What the task requires =
Copy the records below exactly, leaving out any pictures.

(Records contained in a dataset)
++++++++++

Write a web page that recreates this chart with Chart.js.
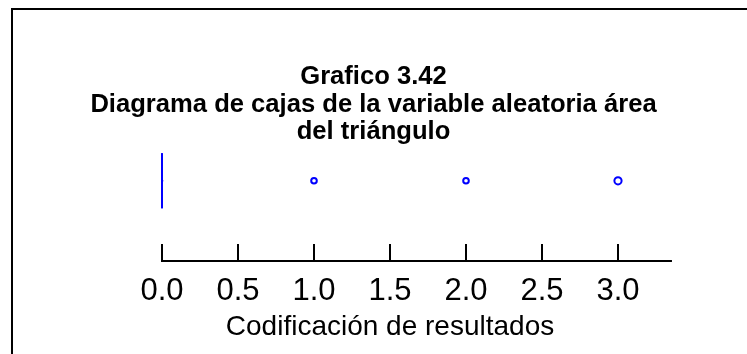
<!DOCTYPE html>
<html>
<head>
<meta charset="utf-8">
<script src="https://cdn.jsdelivr.net/npm/chart.js@4.4.1/dist/chart.umd.min.js"></script>
<style>
  html, body { margin: 0; padding: 0; background: #fff; overflow: hidden; }
  #wrap { position: relative; width: 747px; height: 354px; overflow: hidden; }
  #frame { position: absolute; left: 11px; top: 8px; width: 800px; height: 400px; border: 2px solid #000; box-sizing: border-box; }
  #mainChart { position: absolute; left: 0; top: 0; }
</style>
</head>
<body>
<div id="wrap">
  <div id="frame"></div>
  <canvas id="mainChart" width="747" height="354"></canvas>
</div>
<script>
// box statistics: min, q1, median, q3, max (whiskers without outliers)
const boxStats = [0, 0, 0, 0, 0];
// outlying values shown as circles
const outliers = [1, 2, 3];
const xTicks = [0, 0.5, 1, 1.5, 2, 2.5, 3];
const titleLines = ['Grafico 3.42', 'Diagrama de cajas de la variable aleatoria área', 'del triángulo'];
const xAxisTitle = 'Codificación de resultados';

const BLUE = '#0000ff';
const AXIS_END = 3.355;   // axis line runs a bit past the last tick
const FONT = '"Liberation Sans", Arial, sans-serif';

const boxPlugin = {
  id: 'boxPlot',
  afterDatasetsDraw(chart) {
    const { ctx, scales: { x, y } } = chart;
    const [mn, q1, med, q3, mx] = boxStats;
    const cy = y.getPixelForValue(0);
    const half = 27.5;
    ctx.save();
    ctx.strokeStyle = BLUE;
    ctx.lineWidth = 2;
    // box
    const x1 = x.getPixelForValue(q1), x3 = x.getPixelForValue(q3);
    ctx.strokeRect(x1, cy - half, x3 - x1, half * 2);
    // median
    const xm = x.getPixelForValue(med);
    ctx.beginPath();
    ctx.moveTo(xm, cy - half);
    ctx.lineTo(xm, cy + half);
    ctx.stroke();
    // whiskers
    ctx.lineWidth = 1.5;
    ctx.lineCap = 'square';
    ctx.beginPath();
    ctx.moveTo(x.getPixelForValue(mn), cy);
    ctx.lineTo(x1, cy);
    ctx.moveTo(x3, cy);
    ctx.lineTo(x.getPixelForValue(mx) + 0.5, cy);
    ctx.stroke();
    ctx.restore();
  },
  afterDraw(chart) {
    // x axis line with upward ticks
    const { ctx, scales: { x } } = chart;
    const yb = x.top;
    ctx.save();
    ctx.strokeStyle = '#000';
    ctx.lineWidth = 2;
    ctx.beginPath();
    ctx.moveTo(x.getPixelForValue(0) - 1, yb);
    ctx.lineTo(x.getPixelForValue(AXIS_END), yb);
    xTicks.forEach(v => {
      const px = x.getPixelForValue(v);
      ctx.moveTo(px, yb);
      ctx.lineTo(px, yb - 17);
    });
    ctx.stroke();
    ctx.restore();
  }
};

const spacerAxis = (position, width) => ({
  position,
  display: true,
  min: -2.3,
  max: 1,
  grid: { display: false, drawTicks: false },
  border: { display: false },
  ticks: { display: false },
  afterFit: s => { s.width = width; }
});

new Chart(document.getElementById('mainChart').getContext('2d'), {
  type: 'scatter',
  data: {
    datasets: [{
      label: 'Atípicos',
      data: outliers.map(v => ({ x: v, y: 0 })),
      pointStyle: 'circle',
      pointRadius: [2.8, 2.8, 3.6],
      pointBorderWidth: 2,
      borderColor: BLUE,
      backgroundColor: '#fff',
      clip: false
    }]
  },
  plugins: [boxPlugin],
  options: {
    responsive: false,
    animation: false,
    layout: { padding: { left: 0, right: 0, top: 0, bottom: 10 } },
    plugins: {
      legend: { display: false },
      tooltip: { enabled: false },
      title: {
        display: true,
        text: titleLines,
        color: '#000',
        font: { family: FONT, size: 25.6, weight: 'bold', lineHeight: 1.08 },
        padding: { top: 63, bottom: 0 }
      }
    },
    scales: {
      x: {
        type: 'linear',
        min: 0,
        max: 3,
        afterBuildTicks: s => { s.ticks = xTicks.map(v => ({ value: v })); },
        grid: { display: false, drawTicks: false },
        border: { display: false },
        ticks: {
          color: '#000',
          padding: 15.5,
          font: { family: FONT, size: 31, lineHeight: 1.0 },
          callback: v => Number(v).toFixed(1)
        },
        title: {
          display: true,
          text: xAxisTitle,
          color: '#000',
          padding: { top: -12.5, bottom: 0 },
          font: { family: FONT, size: 28 }
        }
      },
      y: spacerAxis('left', 162),
      y2: spacerAxis('right', 129)
    }
  }
});
</script>
</body>
</html>
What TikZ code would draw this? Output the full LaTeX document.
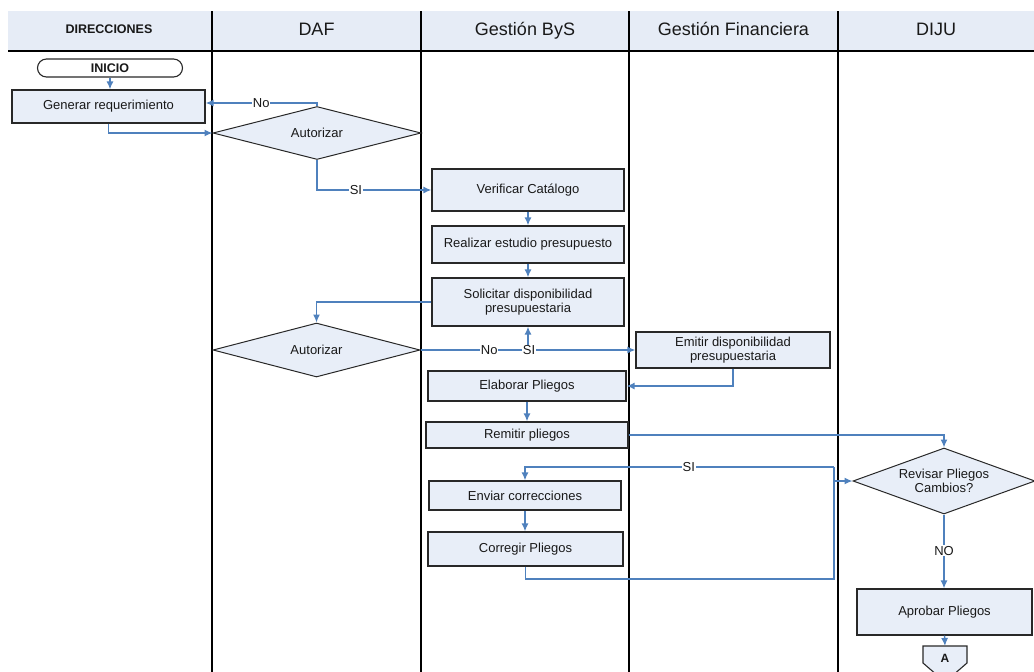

++++++++++

Reply =
Write a web page that recreates this chart with Chart.js.
<!DOCTYPE html>
<html>
<head>
<meta charset="utf-8">
<script src="https://cdn.jsdelivr.net/npm/chart.js@4.4.1/dist/chart.umd.min.js"></script>
<style>
  html, body { margin: 0; padding: 0; background: #fff; overflow: hidden; }
  #wrap { position: relative; width: 747px; height: 354px; overflow: hidden; }
  #frame { position: absolute; left: 11px; top: 8px; width: 800px; height: 400px; border: 2px solid #000; box-sizing: border-box; }
  #mainChart { position: absolute; left: 0; top: 0; }
</style>
</head>
<body>
<div id="wrap">
  <div id="frame"></div>
  <canvas id="mainChart" width="747" height="354"></canvas>
</div>
<script>
// box statistics: min, q1, median, q3, max (whiskers without outliers)
const boxStats = [0, 0, 0, 0, 0];
// outlying values shown as circles
const outliers = [1, 2, 3];
const xTicks = [0, 0.5, 1, 1.5, 2, 2.5, 3];
const titleLines = ['Grafico 3.42', 'Diagrama de cajas de la variable aleatoria área', 'del triángulo'];
const xAxisTitle = 'Codificación de resultados';

const BLUE = '#0000ff';
const AXIS_END = 3.355;   // axis line runs a bit past the last tick
const FONT = '"Liberation Sans", Arial, sans-serif';

const boxPlugin = {
  id: 'boxPlot',
  afterDatasetsDraw(chart) {
    const { ctx, scales: { x, y } } = chart;
    const [mn, q1, med, q3, mx] = boxStats;
    const cy = y.getPixelForValue(0);
    const half = 27.5;
    ctx.save();
    ctx.strokeStyle = BLUE;
    ctx.lineWidth = 2;
    // box
    const x1 = x.getPixelForValue(q1), x3 = x.getPixelForValue(q3);
    ctx.strokeRect(x1, cy - half, x3 - x1, half * 2);
    // median
    const xm = x.getPixelForValue(med);
    ctx.beginPath();
    ctx.moveTo(xm, cy - half);
    ctx.lineTo(xm, cy + half);
    ctx.stroke();
    // whiskers
    ctx.lineWidth = 1.5;
    ctx.lineCap = 'square';
    ctx.beginPath();
    ctx.moveTo(x.getPixelForValue(mn), cy);
    ctx.lineTo(x1, cy);
    ctx.moveTo(x3, cy);
    ctx.lineTo(x.getPixelForValue(mx) + 0.5, cy);
    ctx.stroke();
    ctx.restore();
  },
  afterDraw(chart) {
    // x axis line with upward ticks
    const { ctx, scales: { x } } = chart;
    const yb = x.top;
    ctx.save();
    ctx.strokeStyle = '#000';
    ctx.lineWidth = 2;
    ctx.beginPath();
    ctx.moveTo(x.getPixelForValue(0) - 1, yb);
    ctx.lineTo(x.getPixelForValue(AXIS_END), yb);
    xTicks.forEach(v => {
      const px = x.getPixelForValue(v);
      ctx.moveTo(px, yb);
      ctx.lineTo(px, yb - 17);
    });
    ctx.stroke();
    ctx.restore();
  }
};

const spacerAxis = (position, width) => ({
  position,
  display: true,
  min: -2.3,
  max: 1,
  grid: { display: false, drawTicks: false },
  border: { display: false },
  ticks: { display: false },
  afterFit: s => { s.width = width; }
});

new Chart(document.getElementById('mainChart').getContext('2d'), {
  type: 'scatter',
  data: {
    datasets: [{
      label: 'Atípicos',
      data: outliers.map(v => ({ x: v, y: 0 })),
      pointStyle: 'circle',
      pointRadius: [2.8, 2.8, 3.6],
      pointBorderWidth: 2,
      borderColor: BLUE,
      backgroundColor: '#fff',
      clip: false
    }]
  },
  plugins: [boxPlugin],
  options: {
    responsive: false,
    animation: false,
    layout: { padding: { left: 0, right: 0, top: 0, bottom: 10 } },
    plugins: {
      legend: { display: false },
      tooltip: { enabled: false },
      title: {
        display: true,
        text: titleLines,
        color: '#000',
        font: { family: FONT, size: 25.6, weight: 'bold', lineHeight: 1.08 },
        padding: { top: 63, bottom: 0 }
      }
    },
    scales: {
      x: {
        type: 'linear',
        min: 0,
        max: 3,
        afterBuildTicks: s => { s.ticks = xTicks.map(v => ({ value: v })); },
        grid: { display: false, drawTicks: false },
        border: { display: false },
        ticks: {
          color: '#000',
          padding: 15.5,
          font: { family: FONT, size: 31, lineHeight: 1.0 },
          callback: v => Number(v).toFixed(1)
        },
        title: {
          display: true,
          text: xAxisTitle,
          color: '#000',
          padding: { top: -12.5, bottom: 0 },
          font: { family: FONT, size: 28 }
        }
      },
      y: spacerAxis('left', 162),
      y2: spacerAxis('right', 129)
    }
  }
});
</script>
</body>
</html>
What TikZ code would draw this? Output the full LaTeX document.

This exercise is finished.